In ancient Rome, basil was called Basilescus, meaning the Basilisk~ a fire-breathing, half-lizard, half-dragon creature with a fatal piercing stare. This creature had the head of a rooster, the body of a serpent, and the wings of a bat. Basil leaves were said to be the only cure for its bite as well as its withering breath, which could kill plants and animals. The Romans ( and my father) believed you needed to rant and swear while sowing the seeds in order to get the most potent plant possible.
There’s good basil and bad basil. Basil was considered a powerful protector, planted around temples and laid with the dead. But, in Sicily, they say that basil dropped between two bricks transforms into a scorpion. (I recently learned that babies have something in common with basil. Listen to the candidates take on the issue of anchor babies. There are good babies and bad babies? Dropped, not born? Sigh.)
I say escape the stormy political hysteria.
Get yourself some basil.
Cheering effect guaranteed.
2 ounces of parmigiano reggiano cheese
1 garlic clove
1/2 cup pine nuts
2 cups packed fresh basil
1/4 cup olive oil
Place the cheese and the garlic in a food processor and whirr until fine. Add the basil and pine nuts and drizzle in the olive oil slowly until the pesto is thoroughly processed.
Add the pesto, a little pasta water, and a few grinds of black pepper to the serving bowl mixture and toss well.

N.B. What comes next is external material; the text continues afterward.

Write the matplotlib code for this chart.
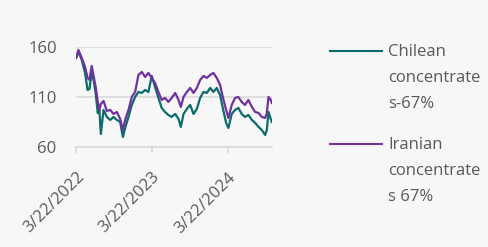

Pounding fragrant things — particularly garlic, basil, parsley — is a tremendous antidote to depression. But it applies also to juniper berries, coriander seeds and the grilled fruits of the chilli pepper. Pounding these things produces an alteration in one’s being — from sighing with fatigue to inhaling with pleasure. The cheering effects of herbs and alliums cannot be too often reiterated. Virgil’s appetite was probably improved equally by pounding garlic as by eating it.”